- **WHAT IS ASKED**
Repeat all the material exactly; pictures stay out of your copy.

- **MATERIAL PROVIDED**

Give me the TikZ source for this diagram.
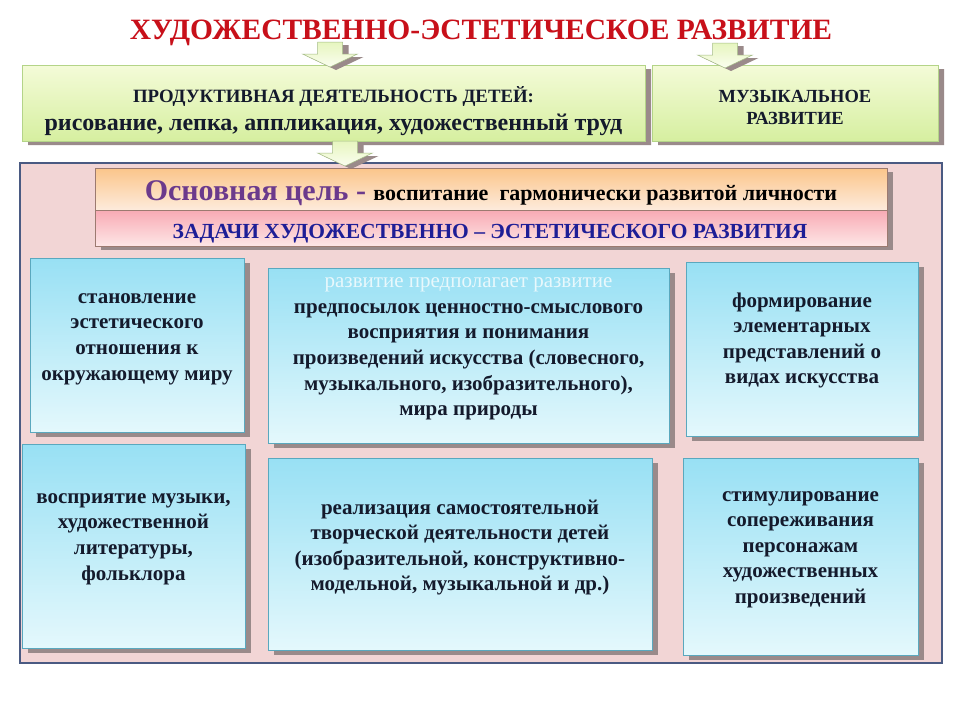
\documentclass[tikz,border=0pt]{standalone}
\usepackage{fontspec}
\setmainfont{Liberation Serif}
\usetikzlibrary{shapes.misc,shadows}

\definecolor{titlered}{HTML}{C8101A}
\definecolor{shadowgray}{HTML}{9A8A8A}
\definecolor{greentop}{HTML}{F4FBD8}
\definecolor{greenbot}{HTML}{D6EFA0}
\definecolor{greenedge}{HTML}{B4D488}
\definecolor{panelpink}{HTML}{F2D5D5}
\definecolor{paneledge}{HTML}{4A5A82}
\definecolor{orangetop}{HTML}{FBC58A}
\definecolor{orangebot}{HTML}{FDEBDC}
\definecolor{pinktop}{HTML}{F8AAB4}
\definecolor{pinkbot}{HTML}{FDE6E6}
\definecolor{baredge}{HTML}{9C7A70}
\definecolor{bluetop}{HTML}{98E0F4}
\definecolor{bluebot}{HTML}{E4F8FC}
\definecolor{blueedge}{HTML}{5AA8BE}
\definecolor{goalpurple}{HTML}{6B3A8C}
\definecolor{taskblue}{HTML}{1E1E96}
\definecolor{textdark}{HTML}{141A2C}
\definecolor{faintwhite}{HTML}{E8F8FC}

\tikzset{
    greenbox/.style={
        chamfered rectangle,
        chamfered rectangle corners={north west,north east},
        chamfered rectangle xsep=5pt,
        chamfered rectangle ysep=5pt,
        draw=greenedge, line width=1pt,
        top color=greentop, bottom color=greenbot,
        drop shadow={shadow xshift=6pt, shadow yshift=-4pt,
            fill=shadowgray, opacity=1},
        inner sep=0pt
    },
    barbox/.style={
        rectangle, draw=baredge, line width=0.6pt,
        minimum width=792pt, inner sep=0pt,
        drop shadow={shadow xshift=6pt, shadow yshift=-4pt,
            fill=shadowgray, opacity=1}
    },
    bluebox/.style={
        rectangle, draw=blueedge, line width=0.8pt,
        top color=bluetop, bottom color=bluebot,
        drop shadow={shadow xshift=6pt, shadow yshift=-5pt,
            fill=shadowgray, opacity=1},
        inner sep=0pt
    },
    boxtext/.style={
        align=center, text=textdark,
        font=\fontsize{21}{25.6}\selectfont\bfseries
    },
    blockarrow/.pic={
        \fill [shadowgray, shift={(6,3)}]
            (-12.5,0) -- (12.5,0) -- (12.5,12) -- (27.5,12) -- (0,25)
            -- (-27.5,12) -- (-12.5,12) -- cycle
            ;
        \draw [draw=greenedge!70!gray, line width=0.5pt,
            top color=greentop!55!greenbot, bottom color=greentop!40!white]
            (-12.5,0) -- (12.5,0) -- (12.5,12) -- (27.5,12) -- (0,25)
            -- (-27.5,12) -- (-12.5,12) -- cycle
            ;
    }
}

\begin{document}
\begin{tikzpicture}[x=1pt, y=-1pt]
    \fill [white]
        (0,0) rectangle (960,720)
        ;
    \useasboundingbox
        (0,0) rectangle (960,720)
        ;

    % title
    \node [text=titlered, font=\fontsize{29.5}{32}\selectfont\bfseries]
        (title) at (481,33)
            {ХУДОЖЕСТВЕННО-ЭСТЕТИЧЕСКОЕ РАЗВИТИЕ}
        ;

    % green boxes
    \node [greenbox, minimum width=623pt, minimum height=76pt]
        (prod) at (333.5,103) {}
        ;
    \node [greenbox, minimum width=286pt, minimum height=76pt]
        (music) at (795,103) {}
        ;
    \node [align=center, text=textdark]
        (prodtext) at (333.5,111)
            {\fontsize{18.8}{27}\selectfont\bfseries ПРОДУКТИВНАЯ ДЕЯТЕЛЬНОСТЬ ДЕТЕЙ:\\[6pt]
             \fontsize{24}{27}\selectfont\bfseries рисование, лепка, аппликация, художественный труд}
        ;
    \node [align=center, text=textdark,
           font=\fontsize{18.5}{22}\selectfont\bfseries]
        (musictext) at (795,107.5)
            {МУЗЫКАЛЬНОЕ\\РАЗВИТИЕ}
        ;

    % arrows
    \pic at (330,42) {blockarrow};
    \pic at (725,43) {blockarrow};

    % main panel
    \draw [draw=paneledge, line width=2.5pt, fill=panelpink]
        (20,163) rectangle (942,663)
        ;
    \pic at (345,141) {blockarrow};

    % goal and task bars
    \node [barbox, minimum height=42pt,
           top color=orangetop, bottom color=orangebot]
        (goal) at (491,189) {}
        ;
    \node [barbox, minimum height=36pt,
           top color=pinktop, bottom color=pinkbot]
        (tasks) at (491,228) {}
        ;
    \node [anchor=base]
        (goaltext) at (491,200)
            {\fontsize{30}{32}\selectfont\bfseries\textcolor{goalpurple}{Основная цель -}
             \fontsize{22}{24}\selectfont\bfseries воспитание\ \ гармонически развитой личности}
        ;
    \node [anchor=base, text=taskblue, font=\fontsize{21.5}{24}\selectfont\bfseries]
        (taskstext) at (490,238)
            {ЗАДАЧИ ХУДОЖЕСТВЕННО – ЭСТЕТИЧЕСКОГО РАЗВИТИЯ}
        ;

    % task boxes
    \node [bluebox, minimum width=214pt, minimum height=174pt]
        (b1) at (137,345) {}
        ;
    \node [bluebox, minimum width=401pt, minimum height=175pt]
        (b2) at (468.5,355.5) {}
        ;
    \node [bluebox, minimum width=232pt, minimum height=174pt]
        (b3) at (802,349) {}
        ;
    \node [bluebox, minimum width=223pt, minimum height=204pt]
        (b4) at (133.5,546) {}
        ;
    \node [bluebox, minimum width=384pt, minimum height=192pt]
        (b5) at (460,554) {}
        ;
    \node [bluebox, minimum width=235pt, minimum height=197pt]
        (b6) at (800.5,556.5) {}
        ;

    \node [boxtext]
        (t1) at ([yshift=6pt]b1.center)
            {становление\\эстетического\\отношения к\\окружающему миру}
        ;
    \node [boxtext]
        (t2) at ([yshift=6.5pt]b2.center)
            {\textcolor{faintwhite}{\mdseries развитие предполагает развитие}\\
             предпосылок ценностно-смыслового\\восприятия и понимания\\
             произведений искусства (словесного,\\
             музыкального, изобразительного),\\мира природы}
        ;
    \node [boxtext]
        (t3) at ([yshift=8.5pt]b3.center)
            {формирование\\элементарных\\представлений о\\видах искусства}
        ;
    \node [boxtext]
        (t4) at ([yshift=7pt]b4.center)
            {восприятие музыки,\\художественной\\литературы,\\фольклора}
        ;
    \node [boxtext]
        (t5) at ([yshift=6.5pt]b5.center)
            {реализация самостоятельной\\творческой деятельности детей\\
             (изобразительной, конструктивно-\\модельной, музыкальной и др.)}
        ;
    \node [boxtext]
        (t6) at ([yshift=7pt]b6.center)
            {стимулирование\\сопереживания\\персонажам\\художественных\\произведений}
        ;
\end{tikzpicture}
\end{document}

- **ANSWER**
Give me the TikZ source for this diagram.
\documentclass[tikz,border=0pt]{standalone}
\usepackage{fontspec}
\setmainfont{Liberation Serif}
\usetikzlibrary{shapes.misc,shadows}

\definecolor{titlered}{HTML}{C8101A}
\definecolor{shadowgray}{HTML}{9A8A8A}
\definecolor{greentop}{HTML}{F4FBD8}
\definecolor{greenbot}{HTML}{D6EFA0}
\definecolor{greenedge}{HTML}{B4D488}
\definecolor{panelpink}{HTML}{F2D5D5}
\definecolor{paneledge}{HTML}{4A5A82}
\definecolor{orangetop}{HTML}{FBC58A}
\definecolor{orangebot}{HTML}{FDEBDC}
\definecolor{pinktop}{HTML}{F8AAB4}
\definecolor{pinkbot}{HTML}{FDE6E6}
\definecolor{baredge}{HTML}{9C7A70}
\definecolor{bluetop}{HTML}{98E0F4}
\definecolor{bluebot}{HTML}{E4F8FC}
\definecolor{blueedge}{HTML}{5AA8BE}
\definecolor{goalpurple}{HTML}{6B3A8C}
\definecolor{taskblue}{HTML}{1E1E96}
\definecolor{textdark}{HTML}{141A2C}
\definecolor{faintwhite}{HTML}{E8F8FC}

\tikzset{
    greenbox/.style={
        chamfered rectangle,
        chamfered rectangle corners={north west,north east},
        chamfered rectangle xsep=5pt,
        chamfered rectangle ysep=5pt,
        draw=greenedge, line width=1pt,
        top color=greentop, bottom color=greenbot,
        drop shadow={shadow xshift=6pt, shadow yshift=-4pt,
            fill=shadowgray, opacity=1},
        inner sep=0pt
    },
    barbox/.style={
        rectangle, draw=baredge, line width=0.6pt,
        minimum width=792pt, inner sep=0pt,
        drop shadow={shadow xshift=6pt, shadow yshift=-4pt,
            fill=shadowgray, opacity=1}
    },
    bluebox/.style={
        rectangle, draw=blueedge, line width=0.8pt,
        top color=bluetop, bottom color=bluebot,
        drop shadow={shadow xshift=6pt, shadow yshift=-5pt,
            fill=shadowgray, opacity=1},
        inner sep=0pt
    },
    boxtext/.style={
        align=center, text=textdark,
        font=\fontsize{21}{25.6}\selectfont\bfseries
    },
    blockarrow/.pic={
        \fill [shadowgray, shift={(6,3)}]
            (-12.5,0) -- (12.5,0) -- (12.5,12) -- (27.5,12) -- (0,25)
            -- (-27.5,12) -- (-12.5,12) -- cycle
            ;
        \draw [draw=greenedge!70!gray, line width=0.5pt,
            top color=greentop!55!greenbot, bottom color=greentop!40!white]
            (-12.5,0) -- (12.5,0) -- (12.5,12) -- (27.5,12) -- (0,25)
            -- (-27.5,12) -- (-12.5,12) -- cycle
            ;
    }
}

\begin{document}
\begin{tikzpicture}[x=1pt, y=-1pt]
    \fill [white]
        (0,0) rectangle (960,720)
        ;
    \useasboundingbox
        (0,0) rectangle (960,720)
        ;

    % title
    \node [text=titlered, font=\fontsize{29.5}{32}\selectfont\bfseries]
        (title) at (481,33)
            {ХУДОЖЕСТВЕННО-ЭСТЕТИЧЕСКОЕ РАЗВИТИЕ}
        ;

    % green boxes
    \node [greenbox, minimum width=623pt, minimum height=76pt]
        (prod) at (333.5,103) {}
        ;
    \node [greenbox, minimum width=286pt, minimum height=76pt]
        (music) at (795,103) {}
        ;
    \node [align=center, text=textdark]
        (prodtext) at (333.5,111)
            {\fontsize{18.8}{27}\selectfont\bfseries ПРОДУКТИВНАЯ ДЕЯТЕЛЬНОСТЬ ДЕТЕЙ:\\[6pt]
             \fontsize{24}{27}\selectfont\bfseries рисование, лепка, аппликация, художественный труд}
        ;
    \node [align=center, text=textdark,
           font=\fontsize{18.5}{22}\selectfont\bfseries]
        (musictext) at (795,107.5)
            {МУЗЫКАЛЬНОЕ\\РАЗВИТИЕ}
        ;

    % arrows
    \pic at (330,42) {blockarrow};
    \pic at (725,43) {blockarrow};

    % main panel
    \draw [draw=paneledge, line width=2.5pt, fill=panelpink]
        (20,163) rectangle (942,663)
        ;
    \pic at (345,141) {blockarrow};

    % goal and task bars
    \node [barbox, minimum height=42pt,
           top color=orangetop, bottom color=orangebot]
        (goal) at (491,189) {}
        ;
    \node [barbox, minimum height=36pt,
           top color=pinktop, bottom color=pinkbot]
        (tasks) at (491,228) {}
        ;
    \node [anchor=base]
        (goaltext) at (491,200)
            {\fontsize{30}{32}\selectfont\bfseries\textcolor{goalpurple}{Основная цель -}
             \fontsize{22}{24}\selectfont\bfseries воспитание\ \ гармонически развитой личности}
        ;
    \node [anchor=base, text=taskblue, font=\fontsize{21.5}{24}\selectfont\bfseries]
        (taskstext) at (490,238)
            {ЗАДАЧИ ХУДОЖЕСТВЕННО – ЭСТЕТИЧЕСКОГО РАЗВИТИЯ}
        ;

    % task boxes
    \node [bluebox, minimum width=214pt, minimum height=174pt]
        (b1) at (137,345) {}
        ;
    \node [bluebox, minimum width=401pt, minimum height=175pt]
        (b2) at (468.5,355.5) {}
        ;
    \node [bluebox, minimum width=232pt, minimum height=174pt]
        (b3) at (802,349) {}
        ;
    \node [bluebox, minimum width=223pt, minimum height=204pt]
        (b4) at (133.5,546) {}
        ;
    \node [bluebox, minimum width=384pt, minimum height=192pt]
        (b5) at (460,554) {}
        ;
    \node [bluebox, minimum width=235pt, minimum height=197pt]
        (b6) at (800.5,556.5) {}
        ;

    \node [boxtext]
        (t1) at ([yshift=6pt]b1.center)
            {становление\\эстетического\\отношения к\\окружающему миру}
        ;
    \node [boxtext]
        (t2) at ([yshift=6.5pt]b2.center)
            {\textcolor{faintwhite}{\mdseries развитие предполагает развитие}\\
             предпосылок ценностно-смыслового\\восприятия и понимания\\
             произведений искусства (словесного,\\
             музыкального, изобразительного),\\мира природы}
        ;
    \node [boxtext]
        (t3) at ([yshift=8.5pt]b3.center)
            {формирование\\элементарных\\представлений о\\видах искусства}
        ;
    \node [boxtext]
        (t4) at ([yshift=7pt]b4.center)
            {восприятие музыки,\\художественной\\литературы,\\фольклора}
        ;
    \node [boxtext]
        (t5) at ([yshift=6.5pt]b5.center)
            {реализация самостоятельной\\творческой деятельности детей\\
             (изобразительной, конструктивно-\\модельной, музыкальной и др.)}
        ;
    \node [boxtext]
        (t6) at ([yshift=7pt]b6.center)
            {стимулирование\\сопереживания\\персонажам\\художественных\\произведений}
        ;
\end{tikzpicture}
\end{document}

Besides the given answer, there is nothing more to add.